AIM OF THE TASK: Exclude the pictures and return every line exactly as written.
## Start RAW DATA
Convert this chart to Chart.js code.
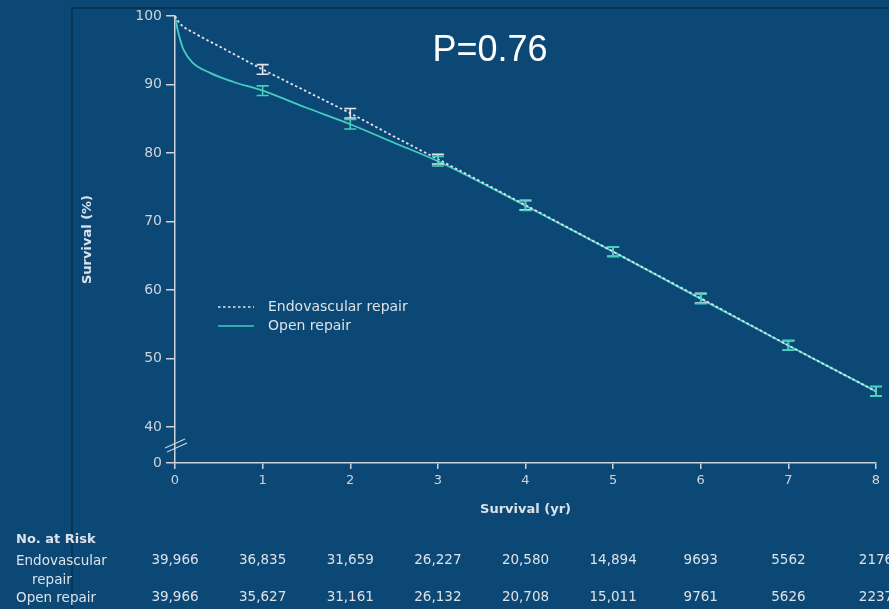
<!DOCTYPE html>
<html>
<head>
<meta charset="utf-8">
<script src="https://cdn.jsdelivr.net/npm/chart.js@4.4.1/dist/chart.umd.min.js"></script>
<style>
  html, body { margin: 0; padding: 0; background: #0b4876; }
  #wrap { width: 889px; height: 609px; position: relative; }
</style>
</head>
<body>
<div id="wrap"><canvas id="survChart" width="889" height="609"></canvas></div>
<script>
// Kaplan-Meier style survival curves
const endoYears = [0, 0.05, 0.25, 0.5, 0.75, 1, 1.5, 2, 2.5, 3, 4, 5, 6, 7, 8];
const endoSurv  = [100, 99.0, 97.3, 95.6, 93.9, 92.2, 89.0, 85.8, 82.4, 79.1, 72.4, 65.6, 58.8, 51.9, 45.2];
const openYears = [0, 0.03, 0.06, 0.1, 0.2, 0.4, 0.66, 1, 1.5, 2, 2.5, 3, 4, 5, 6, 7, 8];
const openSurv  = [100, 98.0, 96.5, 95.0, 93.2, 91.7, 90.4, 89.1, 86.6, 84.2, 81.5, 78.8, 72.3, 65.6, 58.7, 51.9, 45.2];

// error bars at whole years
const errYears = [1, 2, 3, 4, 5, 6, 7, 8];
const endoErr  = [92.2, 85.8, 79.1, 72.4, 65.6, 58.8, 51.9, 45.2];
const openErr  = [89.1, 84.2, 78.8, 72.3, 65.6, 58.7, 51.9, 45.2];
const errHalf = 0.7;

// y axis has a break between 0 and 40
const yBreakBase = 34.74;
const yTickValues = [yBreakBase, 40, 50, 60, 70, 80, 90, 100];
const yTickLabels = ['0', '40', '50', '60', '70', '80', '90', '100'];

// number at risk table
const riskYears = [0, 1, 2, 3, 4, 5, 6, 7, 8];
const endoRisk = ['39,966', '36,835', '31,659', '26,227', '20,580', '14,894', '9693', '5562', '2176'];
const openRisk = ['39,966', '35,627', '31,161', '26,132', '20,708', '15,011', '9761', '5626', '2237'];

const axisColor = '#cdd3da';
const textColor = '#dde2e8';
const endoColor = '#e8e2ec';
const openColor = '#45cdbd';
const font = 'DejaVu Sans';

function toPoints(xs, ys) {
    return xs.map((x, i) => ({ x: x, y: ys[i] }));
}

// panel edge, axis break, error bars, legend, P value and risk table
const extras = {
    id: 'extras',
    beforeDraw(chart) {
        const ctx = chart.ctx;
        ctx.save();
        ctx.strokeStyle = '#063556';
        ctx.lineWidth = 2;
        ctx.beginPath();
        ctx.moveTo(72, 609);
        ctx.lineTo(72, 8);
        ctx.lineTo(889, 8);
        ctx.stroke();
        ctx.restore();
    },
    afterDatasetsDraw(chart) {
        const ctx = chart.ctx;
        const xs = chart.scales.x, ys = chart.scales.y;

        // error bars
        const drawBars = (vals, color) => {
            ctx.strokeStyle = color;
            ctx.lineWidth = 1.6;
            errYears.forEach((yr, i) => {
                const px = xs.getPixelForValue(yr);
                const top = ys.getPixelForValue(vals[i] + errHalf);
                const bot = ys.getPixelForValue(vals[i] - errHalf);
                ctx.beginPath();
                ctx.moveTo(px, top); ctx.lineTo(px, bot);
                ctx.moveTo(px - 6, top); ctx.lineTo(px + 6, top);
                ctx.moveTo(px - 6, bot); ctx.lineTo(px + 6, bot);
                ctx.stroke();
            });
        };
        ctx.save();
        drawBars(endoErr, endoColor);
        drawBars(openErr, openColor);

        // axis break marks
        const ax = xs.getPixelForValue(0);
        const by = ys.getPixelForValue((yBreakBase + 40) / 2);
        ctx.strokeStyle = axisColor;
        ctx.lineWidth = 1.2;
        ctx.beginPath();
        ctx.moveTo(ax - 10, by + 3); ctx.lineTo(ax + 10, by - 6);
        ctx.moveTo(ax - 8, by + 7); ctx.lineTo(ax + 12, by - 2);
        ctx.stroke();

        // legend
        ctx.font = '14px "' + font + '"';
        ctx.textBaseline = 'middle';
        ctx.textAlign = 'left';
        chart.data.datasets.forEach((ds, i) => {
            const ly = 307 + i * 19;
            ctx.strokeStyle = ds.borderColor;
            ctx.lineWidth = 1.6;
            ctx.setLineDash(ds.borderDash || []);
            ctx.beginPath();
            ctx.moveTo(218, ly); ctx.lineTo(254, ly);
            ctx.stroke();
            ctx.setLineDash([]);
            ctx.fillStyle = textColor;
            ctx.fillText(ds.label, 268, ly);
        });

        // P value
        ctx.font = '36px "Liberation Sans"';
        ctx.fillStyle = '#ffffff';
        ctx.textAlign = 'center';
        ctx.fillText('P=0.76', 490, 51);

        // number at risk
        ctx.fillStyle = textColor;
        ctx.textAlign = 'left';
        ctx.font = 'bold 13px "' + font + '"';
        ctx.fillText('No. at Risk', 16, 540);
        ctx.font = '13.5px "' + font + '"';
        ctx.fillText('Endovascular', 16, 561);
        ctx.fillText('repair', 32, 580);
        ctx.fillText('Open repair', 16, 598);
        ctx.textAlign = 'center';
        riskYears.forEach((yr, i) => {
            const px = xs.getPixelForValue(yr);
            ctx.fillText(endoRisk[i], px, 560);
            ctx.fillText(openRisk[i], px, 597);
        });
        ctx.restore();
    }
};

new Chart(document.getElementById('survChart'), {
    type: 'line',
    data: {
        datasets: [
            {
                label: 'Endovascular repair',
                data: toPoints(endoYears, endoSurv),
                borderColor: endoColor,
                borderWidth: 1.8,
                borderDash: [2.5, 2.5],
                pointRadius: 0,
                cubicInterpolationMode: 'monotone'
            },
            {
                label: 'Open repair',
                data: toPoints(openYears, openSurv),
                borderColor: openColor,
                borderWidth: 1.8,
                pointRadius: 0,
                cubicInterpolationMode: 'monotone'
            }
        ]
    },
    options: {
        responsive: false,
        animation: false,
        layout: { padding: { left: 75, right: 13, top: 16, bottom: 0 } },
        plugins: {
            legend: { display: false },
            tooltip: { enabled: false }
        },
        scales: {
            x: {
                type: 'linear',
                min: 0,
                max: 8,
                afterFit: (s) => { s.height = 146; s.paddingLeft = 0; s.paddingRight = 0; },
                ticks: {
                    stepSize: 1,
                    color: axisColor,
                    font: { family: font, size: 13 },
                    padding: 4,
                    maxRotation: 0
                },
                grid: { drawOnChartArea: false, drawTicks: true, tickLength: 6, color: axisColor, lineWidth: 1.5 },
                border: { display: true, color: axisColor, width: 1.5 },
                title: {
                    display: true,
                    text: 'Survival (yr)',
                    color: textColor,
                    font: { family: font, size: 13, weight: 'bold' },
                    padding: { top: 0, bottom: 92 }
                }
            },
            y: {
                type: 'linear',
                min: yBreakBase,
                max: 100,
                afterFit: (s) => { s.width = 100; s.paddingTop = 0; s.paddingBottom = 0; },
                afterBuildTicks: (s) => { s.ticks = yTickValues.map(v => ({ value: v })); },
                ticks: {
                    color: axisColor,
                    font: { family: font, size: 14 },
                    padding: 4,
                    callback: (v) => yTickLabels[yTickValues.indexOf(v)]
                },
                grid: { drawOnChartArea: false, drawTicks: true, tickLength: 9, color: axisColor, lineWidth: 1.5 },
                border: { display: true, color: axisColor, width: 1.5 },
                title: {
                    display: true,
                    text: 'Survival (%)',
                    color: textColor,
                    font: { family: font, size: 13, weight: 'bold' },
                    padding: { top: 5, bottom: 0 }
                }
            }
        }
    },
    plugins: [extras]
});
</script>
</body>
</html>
## End RAW DATA
TASK RESULT:
Convert this chart to Chart.js code.
<!DOCTYPE html>
<html>
<head>
<meta charset="utf-8">
<script src="https://cdn.jsdelivr.net/npm/chart.js@4.4.1/dist/chart.umd.min.js"></script>
<style>
  html, body { margin: 0; padding: 0; background: #0b4876; }
  #wrap { width: 889px; height: 609px; position: relative; }
</style>
</head>
<body>
<div id="wrap"><canvas id="survChart" width="889" height="609"></canvas></div>
<script>
// Kaplan-Meier style survival curves
const endoYears = [0, 0.05, 0.25, 0.5, 0.75, 1, 1.5, 2, 2.5, 3, 4, 5, 6, 7, 8];
const endoSurv  = [100, 99.0, 97.3, 95.6, 93.9, 92.2, 89.0, 85.8, 82.4, 79.1, 72.4, 65.6, 58.8, 51.9, 45.2];
const openYears = [0, 0.03, 0.06, 0.1, 0.2, 0.4, 0.66, 1, 1.5, 2, 2.5, 3, 4, 5, 6, 7, 8];
const openSurv  = [100, 98.0, 96.5, 95.0, 93.2, 91.7, 90.4, 89.1, 86.6, 84.2, 81.5, 78.8, 72.3, 65.6, 58.7, 51.9, 45.2];

// error bars at whole years
const errYears = [1, 2, 3, 4, 5, 6, 7, 8];
const endoErr  = [92.2, 85.8, 79.1, 72.4, 65.6, 58.8, 51.9, 45.2];
const openErr  = [89.1, 84.2, 78.8, 72.3, 65.6, 58.7, 51.9, 45.2];
const errHalf = 0.7;

// y axis has a break between 0 and 40
const yBreakBase = 34.74;
const yTickValues = [yBreakBase, 40, 50, 60, 70, 80, 90, 100];
const yTickLabels = ['0', '40', '50', '60', '70', '80', '90', '100'];

// number at risk table
const riskYears = [0, 1, 2, 3, 4, 5, 6, 7, 8];
const endoRisk = ['39,966', '36,835', '31,659', '26,227', '20,580', '14,894', '9693', '5562', '2176'];
const openRisk = ['39,966', '35,627', '31,161', '26,132', '20,708', '15,011', '9761', '5626', '2237'];

const axisColor = '#cdd3da';
const textColor = '#dde2e8';
const endoColor = '#e8e2ec';
const openColor = '#45cdbd';
const font = 'DejaVu Sans';

function toPoints(xs, ys) {
    return xs.map((x, i) => ({ x: x, y: ys[i] }));
}

// panel edge, axis break, error bars, legend, P value and risk table
const extras = {
    id: 'extras',
    beforeDraw(chart) {
        const ctx = chart.ctx;
        ctx.save();
        ctx.strokeStyle = '#063556';
        ctx.lineWidth = 2;
        ctx.beginPath();
        ctx.moveTo(72, 609);
        ctx.lineTo(72, 8);
        ctx.lineTo(889, 8);
        ctx.stroke();
        ctx.restore();
    },
    afterDatasetsDraw(chart) {
        const ctx = chart.ctx;
        const xs = chart.scales.x, ys = chart.scales.y;

        // error bars
        const drawBars = (vals, color) => {
            ctx.strokeStyle = color;
            ctx.lineWidth = 1.6;
            errYears.forEach((yr, i) => {
                const px = xs.getPixelForValue(yr);
                const top = ys.getPixelForValue(vals[i] + errHalf);
                const bot = ys.getPixelForValue(vals[i] - errHalf);
                ctx.beginPath();
                ctx.moveTo(px, top); ctx.lineTo(px, bot);
                ctx.moveTo(px - 6, top); ctx.lineTo(px + 6, top);
                ctx.moveTo(px - 6, bot); ctx.lineTo(px + 6, bot);
                ctx.stroke();
            });
        };
        ctx.save();
        drawBars(endoErr, endoColor);
        drawBars(openErr, openColor);

        // axis break marks
        const ax = xs.getPixelForValue(0);
        const by = ys.getPixelForValue((yBreakBase + 40) / 2);
        ctx.strokeStyle = axisColor;
        ctx.lineWidth = 1.2;
        ctx.beginPath();
        ctx.moveTo(ax - 10, by + 3); ctx.lineTo(ax + 10, by - 6);
        ctx.moveTo(ax - 8, by + 7); ctx.lineTo(ax + 12, by - 2);
        ctx.stroke();

        // legend
        ctx.font = '14px "' + font + '"';
        ctx.textBaseline = 'middle';
        ctx.textAlign = 'left';
        chart.data.datasets.forEach((ds, i) => {
            const ly = 307 + i * 19;
            ctx.strokeStyle = ds.borderColor;
            ctx.lineWidth = 1.6;
            ctx.setLineDash(ds.borderDash || []);
            ctx.beginPath();
            ctx.moveTo(218, ly); ctx.lineTo(254, ly);
            ctx.stroke();
            ctx.setLineDash([]);
            ctx.fillStyle = textColor;
            ctx.fillText(ds.label, 268, ly);
        });

        // P value
        ctx.font = '36px "Liberation Sans"';
        ctx.fillStyle = '#ffffff';
        ctx.textAlign = 'center';
        ctx.fillText('P=0.76', 490, 51);

        // number at risk
        ctx.fillStyle = textColor;
        ctx.textAlign = 'left';
        ctx.font = 'bold 13px "' + font + '"';
        ctx.fillText('No. at Risk', 16, 540);
        ctx.font = '13.5px "' + font + '"';
        ctx.fillText('Endovascular', 16, 561);
        ctx.fillText('repair', 32, 580);
        ctx.fillText('Open repair', 16, 598);
        ctx.textAlign = 'center';
        riskYears.forEach((yr, i) => {
            const px = xs.getPixelForValue(yr);
            ctx.fillText(endoRisk[i], px, 560);
            ctx.fillText(openRisk[i], px, 597);
        });
        ctx.restore();
    }
};

new Chart(document.getElementById('survChart'), {
    type: 'line',
    data: {
        datasets: [
            {
                label: 'Endovascular repair',
                data: toPoints(endoYears, endoSurv),
                borderColor: endoColor,
                borderWidth: 1.8,
                borderDash: [2.5, 2.5],
                pointRadius: 0,
                cubicInterpolationMode: 'monotone'
            },
            {
                label: 'Open repair',
                data: toPoints(openYears, openSurv),
                borderColor: openColor,
                borderWidth: 1.8,
                pointRadius: 0,
                cubicInterpolationMode: 'monotone'
            }
        ]
    },
    options: {
        responsive: false,
        animation: false,
        layout: { padding: { left: 75, right: 13, top: 16, bottom: 0 } },
        plugins: {
            legend: { display: false },
            tooltip: { enabled: false }
        },
        scales: {
            x: {
                type: 'linear',
                min: 0,
                max: 8,
                afterFit: (s) => { s.height = 146; s.paddingLeft = 0; s.paddingRight = 0; },
                ticks: {
                    stepSize: 1,
                    color: axisColor,
                    font: { family: font, size: 13 },
                    padding: 4,
                    maxRotation: 0
                },
                grid: { drawOnChartArea: false, drawTicks: true, tickLength: 6, color: axisColor, lineWidth: 1.5 },
                border: { display: true, color: axisColor, width: 1.5 },
                title: {
                    display: true,
                    text: 'Survival (yr)',
                    color: textColor,
                    font: { family: font, size: 13, weight: 'bold' },
                    padding: { top: 0, bottom: 92 }
                }
            },
            y: {
                type: 'linear',
                min: yBreakBase,
                max: 100,
                afterFit: (s) => { s.width = 100; s.paddingTop = 0; s.paddingBottom = 0; },
                afterBuildTicks: (s) => { s.ticks = yTickValues.map(v => ({ value: v })); },
                ticks: {
                    color: axisColor,
                    font: { family: font, size: 14 },
                    padding: 4,
                    callback: (v) => yTickLabels[yTickValues.indexOf(v)]
                },
                grid: { drawOnChartArea: false, drawTicks: true, tickLength: 9, color: axisColor, lineWidth: 1.5 },
                border: { display: true, color: axisColor, width: 1.5 },
                title: {
                    display: true,
                    text: 'Survival (%)',
                    color: textColor,
                    font: { family: font, size: 13, weight: 'bold' },
                    padding: { top: 5, bottom: 0 }
                }
            }
        }
    },
    plugins: [extras]
});
</script>
</body>
</html>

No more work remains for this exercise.